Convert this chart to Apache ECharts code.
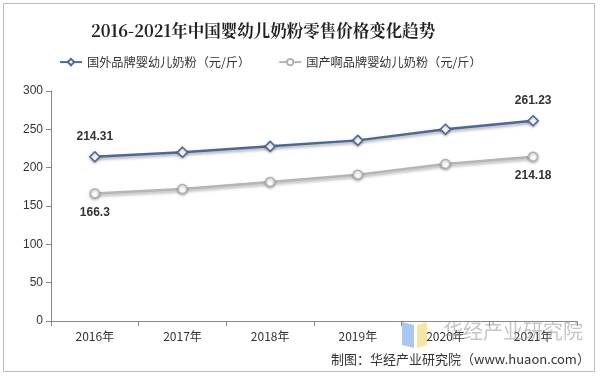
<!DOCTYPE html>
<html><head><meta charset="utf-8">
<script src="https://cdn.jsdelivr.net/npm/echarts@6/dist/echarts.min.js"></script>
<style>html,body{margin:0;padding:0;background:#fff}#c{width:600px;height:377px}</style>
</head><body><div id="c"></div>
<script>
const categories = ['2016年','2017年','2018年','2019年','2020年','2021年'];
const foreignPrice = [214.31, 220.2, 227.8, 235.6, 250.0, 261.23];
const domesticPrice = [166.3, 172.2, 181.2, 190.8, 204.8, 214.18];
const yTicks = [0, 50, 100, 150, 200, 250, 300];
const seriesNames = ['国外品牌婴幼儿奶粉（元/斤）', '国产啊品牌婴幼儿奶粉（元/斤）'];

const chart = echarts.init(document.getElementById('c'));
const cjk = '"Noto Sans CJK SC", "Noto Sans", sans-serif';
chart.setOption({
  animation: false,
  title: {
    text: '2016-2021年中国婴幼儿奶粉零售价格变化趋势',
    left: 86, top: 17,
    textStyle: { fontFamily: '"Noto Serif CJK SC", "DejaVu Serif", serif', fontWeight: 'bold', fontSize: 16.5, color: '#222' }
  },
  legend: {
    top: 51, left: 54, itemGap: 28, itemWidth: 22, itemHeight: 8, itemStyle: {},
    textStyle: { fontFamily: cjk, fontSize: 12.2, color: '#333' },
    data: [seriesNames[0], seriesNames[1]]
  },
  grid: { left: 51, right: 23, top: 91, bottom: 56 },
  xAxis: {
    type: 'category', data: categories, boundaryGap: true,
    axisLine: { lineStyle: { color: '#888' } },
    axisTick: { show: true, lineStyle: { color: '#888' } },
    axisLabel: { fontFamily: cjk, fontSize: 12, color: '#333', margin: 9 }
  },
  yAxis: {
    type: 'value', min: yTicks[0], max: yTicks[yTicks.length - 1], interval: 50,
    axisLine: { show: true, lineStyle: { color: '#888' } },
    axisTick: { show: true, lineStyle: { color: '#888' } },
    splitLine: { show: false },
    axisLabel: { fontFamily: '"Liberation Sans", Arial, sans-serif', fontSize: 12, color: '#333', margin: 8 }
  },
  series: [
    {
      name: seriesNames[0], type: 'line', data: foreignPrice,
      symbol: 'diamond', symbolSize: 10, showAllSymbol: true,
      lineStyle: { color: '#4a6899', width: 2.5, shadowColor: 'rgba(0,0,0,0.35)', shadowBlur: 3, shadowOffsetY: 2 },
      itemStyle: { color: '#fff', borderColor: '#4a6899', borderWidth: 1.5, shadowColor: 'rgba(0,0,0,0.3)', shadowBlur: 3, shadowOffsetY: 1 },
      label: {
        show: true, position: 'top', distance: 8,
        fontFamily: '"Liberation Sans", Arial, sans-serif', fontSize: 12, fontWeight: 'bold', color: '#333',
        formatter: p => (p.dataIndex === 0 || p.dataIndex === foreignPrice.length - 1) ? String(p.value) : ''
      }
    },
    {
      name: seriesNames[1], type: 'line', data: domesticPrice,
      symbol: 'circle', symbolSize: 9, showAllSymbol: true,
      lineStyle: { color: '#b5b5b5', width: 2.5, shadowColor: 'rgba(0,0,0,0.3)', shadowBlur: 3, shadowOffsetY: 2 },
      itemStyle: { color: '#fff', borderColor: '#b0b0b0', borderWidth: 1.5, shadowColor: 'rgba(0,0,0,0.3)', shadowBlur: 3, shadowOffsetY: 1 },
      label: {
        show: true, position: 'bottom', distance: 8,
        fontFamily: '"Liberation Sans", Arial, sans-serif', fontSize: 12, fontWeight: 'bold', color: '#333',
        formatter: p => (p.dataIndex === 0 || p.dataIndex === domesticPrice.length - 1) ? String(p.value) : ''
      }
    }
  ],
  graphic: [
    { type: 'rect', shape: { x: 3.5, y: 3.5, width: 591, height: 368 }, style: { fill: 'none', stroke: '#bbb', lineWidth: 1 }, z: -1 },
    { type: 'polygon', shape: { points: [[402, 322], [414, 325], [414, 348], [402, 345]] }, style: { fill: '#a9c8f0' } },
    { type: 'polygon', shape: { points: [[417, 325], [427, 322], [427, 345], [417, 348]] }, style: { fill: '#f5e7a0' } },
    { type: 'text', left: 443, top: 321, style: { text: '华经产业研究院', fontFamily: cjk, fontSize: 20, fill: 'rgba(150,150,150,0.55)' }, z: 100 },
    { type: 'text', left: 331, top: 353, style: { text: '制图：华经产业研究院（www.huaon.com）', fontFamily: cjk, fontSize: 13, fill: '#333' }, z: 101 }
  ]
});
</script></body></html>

--

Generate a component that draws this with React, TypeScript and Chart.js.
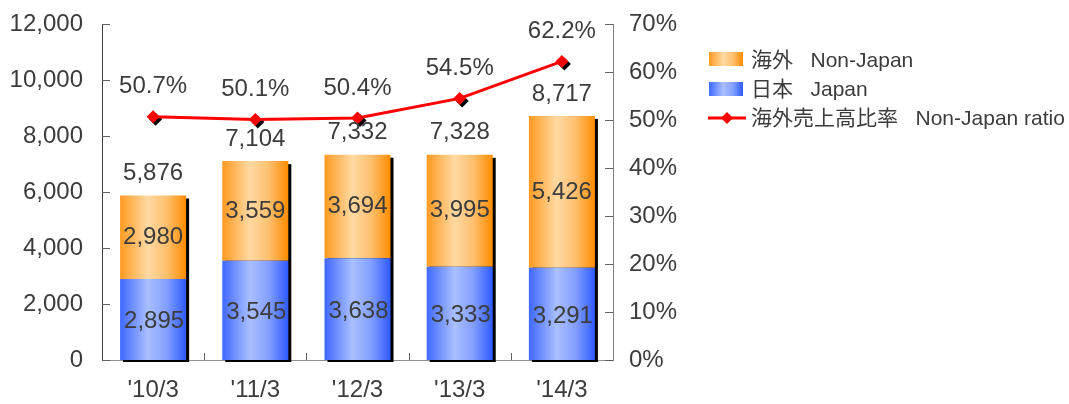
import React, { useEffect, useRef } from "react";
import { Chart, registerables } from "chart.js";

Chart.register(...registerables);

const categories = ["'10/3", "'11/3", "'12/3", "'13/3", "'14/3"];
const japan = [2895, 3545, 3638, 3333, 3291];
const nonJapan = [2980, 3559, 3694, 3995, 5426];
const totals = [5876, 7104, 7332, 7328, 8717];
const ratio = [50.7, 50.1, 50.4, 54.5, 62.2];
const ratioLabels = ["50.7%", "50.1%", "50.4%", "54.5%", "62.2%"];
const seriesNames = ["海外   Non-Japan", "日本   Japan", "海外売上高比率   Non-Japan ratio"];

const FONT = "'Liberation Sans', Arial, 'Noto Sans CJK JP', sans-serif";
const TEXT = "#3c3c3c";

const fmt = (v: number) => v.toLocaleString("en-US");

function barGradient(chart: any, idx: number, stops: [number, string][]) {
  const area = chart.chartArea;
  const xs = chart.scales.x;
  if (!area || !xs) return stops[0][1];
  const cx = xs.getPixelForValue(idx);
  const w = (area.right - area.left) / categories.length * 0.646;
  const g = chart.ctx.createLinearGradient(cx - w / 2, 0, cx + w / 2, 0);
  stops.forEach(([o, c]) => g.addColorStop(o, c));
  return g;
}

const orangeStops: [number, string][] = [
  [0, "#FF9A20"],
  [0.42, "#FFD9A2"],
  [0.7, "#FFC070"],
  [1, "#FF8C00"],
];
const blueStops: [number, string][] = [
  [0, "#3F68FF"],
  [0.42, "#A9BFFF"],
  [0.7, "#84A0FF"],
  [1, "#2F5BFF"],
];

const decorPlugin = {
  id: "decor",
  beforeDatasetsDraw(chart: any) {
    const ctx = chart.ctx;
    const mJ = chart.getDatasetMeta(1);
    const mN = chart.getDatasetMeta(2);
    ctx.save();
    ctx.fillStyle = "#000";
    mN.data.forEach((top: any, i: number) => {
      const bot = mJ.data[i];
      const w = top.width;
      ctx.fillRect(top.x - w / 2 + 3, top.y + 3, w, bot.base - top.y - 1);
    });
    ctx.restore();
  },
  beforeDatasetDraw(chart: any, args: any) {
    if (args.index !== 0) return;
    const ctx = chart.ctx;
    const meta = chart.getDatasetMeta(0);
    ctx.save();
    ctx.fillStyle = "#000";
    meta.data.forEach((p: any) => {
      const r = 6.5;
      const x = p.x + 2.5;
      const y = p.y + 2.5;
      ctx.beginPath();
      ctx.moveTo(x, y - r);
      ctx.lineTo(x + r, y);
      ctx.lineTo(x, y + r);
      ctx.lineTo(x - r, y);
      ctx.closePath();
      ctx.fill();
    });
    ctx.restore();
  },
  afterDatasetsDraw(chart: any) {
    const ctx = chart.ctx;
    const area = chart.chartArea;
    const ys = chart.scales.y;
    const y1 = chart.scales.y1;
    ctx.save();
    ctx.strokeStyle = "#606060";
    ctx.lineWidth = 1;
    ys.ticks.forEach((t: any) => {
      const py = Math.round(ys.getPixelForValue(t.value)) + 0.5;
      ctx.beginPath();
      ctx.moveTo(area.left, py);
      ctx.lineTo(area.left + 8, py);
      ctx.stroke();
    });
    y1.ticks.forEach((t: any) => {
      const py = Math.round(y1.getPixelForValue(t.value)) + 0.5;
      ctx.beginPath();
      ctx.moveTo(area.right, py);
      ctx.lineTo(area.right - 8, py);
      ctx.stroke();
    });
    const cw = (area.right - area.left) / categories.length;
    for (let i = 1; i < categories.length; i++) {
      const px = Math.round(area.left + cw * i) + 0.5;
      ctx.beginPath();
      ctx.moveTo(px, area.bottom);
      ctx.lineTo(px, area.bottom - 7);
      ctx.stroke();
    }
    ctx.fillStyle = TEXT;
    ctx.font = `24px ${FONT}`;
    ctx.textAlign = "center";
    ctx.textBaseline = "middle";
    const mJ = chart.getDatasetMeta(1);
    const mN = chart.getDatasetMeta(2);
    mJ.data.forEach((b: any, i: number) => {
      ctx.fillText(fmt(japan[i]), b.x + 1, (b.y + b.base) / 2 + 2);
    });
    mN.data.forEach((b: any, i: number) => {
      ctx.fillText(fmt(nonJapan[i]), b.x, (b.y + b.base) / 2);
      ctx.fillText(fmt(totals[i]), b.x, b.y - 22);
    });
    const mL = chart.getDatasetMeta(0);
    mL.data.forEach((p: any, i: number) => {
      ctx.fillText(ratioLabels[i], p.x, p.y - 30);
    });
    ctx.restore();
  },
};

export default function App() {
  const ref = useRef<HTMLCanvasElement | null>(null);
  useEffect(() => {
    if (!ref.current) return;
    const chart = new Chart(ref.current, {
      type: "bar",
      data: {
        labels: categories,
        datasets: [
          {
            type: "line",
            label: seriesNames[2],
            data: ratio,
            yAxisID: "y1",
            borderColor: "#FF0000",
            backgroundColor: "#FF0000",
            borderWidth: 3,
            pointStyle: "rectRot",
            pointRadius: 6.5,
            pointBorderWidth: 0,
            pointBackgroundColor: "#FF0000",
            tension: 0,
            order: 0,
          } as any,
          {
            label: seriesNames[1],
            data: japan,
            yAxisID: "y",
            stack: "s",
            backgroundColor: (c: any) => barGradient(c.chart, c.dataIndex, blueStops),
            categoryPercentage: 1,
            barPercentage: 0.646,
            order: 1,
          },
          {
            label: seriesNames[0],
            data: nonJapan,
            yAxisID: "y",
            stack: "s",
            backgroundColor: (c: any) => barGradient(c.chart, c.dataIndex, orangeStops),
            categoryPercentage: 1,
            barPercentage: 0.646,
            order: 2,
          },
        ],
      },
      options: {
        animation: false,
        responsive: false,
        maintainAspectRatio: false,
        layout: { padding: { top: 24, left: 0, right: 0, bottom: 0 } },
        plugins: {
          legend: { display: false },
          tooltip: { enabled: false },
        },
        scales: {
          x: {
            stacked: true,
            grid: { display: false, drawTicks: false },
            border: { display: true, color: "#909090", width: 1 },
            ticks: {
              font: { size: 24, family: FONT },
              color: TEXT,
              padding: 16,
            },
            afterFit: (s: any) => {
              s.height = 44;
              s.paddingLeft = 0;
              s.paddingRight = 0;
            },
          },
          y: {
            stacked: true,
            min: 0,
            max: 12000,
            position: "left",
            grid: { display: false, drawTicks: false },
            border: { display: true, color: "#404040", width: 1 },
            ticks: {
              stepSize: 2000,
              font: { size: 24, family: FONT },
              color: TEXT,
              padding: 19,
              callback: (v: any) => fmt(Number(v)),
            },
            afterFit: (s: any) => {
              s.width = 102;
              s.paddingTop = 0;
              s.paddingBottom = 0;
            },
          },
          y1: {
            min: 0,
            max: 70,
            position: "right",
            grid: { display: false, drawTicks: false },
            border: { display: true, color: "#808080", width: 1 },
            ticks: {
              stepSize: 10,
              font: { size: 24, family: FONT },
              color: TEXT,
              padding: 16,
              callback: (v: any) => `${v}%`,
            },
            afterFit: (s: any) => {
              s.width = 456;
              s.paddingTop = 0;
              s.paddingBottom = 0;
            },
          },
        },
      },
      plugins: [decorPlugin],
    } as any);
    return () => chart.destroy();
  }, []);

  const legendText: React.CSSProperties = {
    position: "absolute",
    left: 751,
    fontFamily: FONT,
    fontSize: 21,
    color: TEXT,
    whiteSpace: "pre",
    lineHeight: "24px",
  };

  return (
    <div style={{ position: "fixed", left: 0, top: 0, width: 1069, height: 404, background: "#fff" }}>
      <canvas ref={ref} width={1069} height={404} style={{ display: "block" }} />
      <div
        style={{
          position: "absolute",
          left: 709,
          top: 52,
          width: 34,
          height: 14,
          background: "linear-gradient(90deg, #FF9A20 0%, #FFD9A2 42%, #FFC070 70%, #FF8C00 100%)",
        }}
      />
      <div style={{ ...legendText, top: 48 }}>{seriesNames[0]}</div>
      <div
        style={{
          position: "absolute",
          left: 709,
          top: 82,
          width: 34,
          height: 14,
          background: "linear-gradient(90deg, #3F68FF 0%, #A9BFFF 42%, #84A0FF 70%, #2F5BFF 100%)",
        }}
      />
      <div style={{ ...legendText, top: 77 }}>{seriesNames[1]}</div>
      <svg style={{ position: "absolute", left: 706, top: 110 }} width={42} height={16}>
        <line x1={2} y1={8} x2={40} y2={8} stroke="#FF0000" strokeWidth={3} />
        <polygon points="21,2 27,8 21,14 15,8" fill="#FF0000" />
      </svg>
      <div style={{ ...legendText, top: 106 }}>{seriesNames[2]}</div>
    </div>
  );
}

---

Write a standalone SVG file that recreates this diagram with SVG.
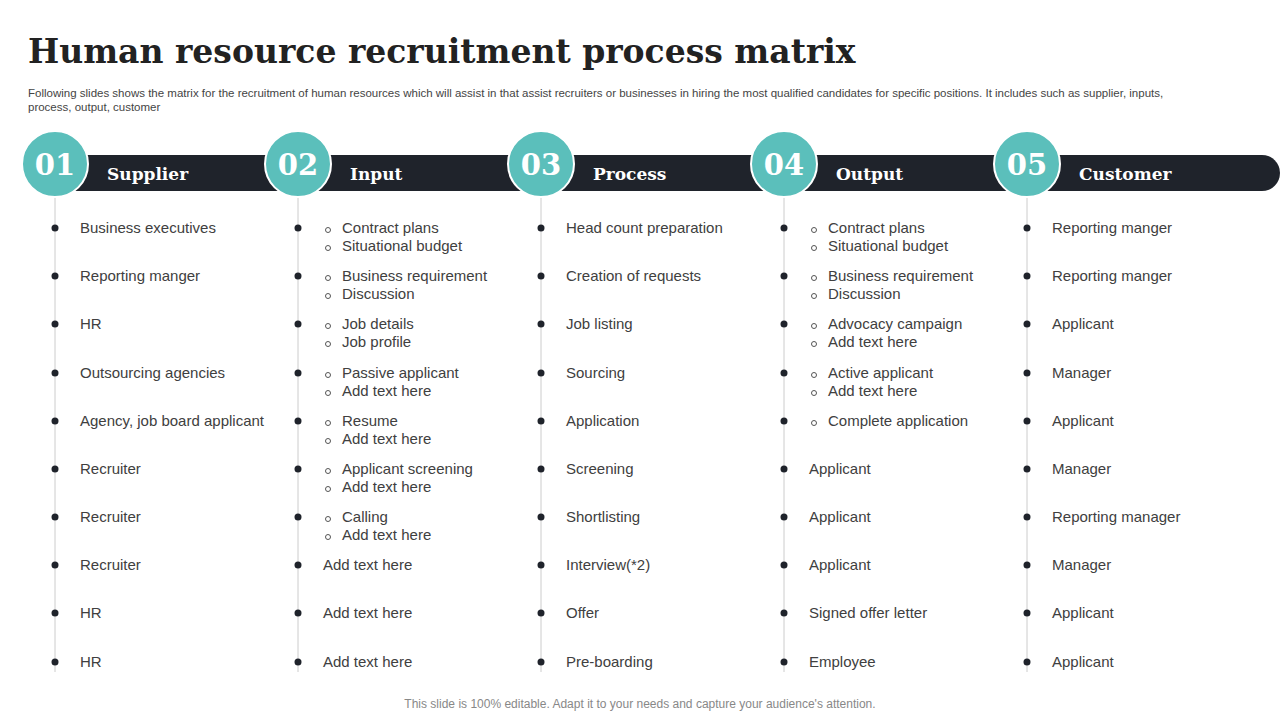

** WHAT TO PRODUCE **
Copy the part that starts at the line with "Convert this chart to Apache ECharts code." and finishes at the line with "const seriesNames = ['国外品牌婴幼儿奶粉（元/斤）', '国产啊品牌婴幼儿奶粉（元/斤）'];", both included, and nothing more. Pictures are left out.

** FINAL ANSWER **
Convert this chart to Apache ECharts code.
<!DOCTYPE html>
<html><head><meta charset="utf-8">
<script src="https://cdn.jsdelivr.net/npm/echarts@6/dist/echarts.min.js"></script>
<style>html,body{margin:0;padding:0;background:#fff}#c{width:600px;height:377px}</style>
</head><body><div id="c"></div>
<script>
const categories = ['2016年','2017年','2018年','2019年','2020年','2021年'];
const foreignPrice = [214.31, 220.2, 227.8, 235.6, 250.0, 261.23];
const domesticPrice = [166.3, 172.2, 181.2, 190.8, 204.8, 214.18];
const yTicks = [0, 50, 100, 150, 200, 250, 300];
const seriesNames = ['国外品牌婴幼儿奶粉（元/斤）', '国产啊品牌婴幼儿奶粉（元/斤）'];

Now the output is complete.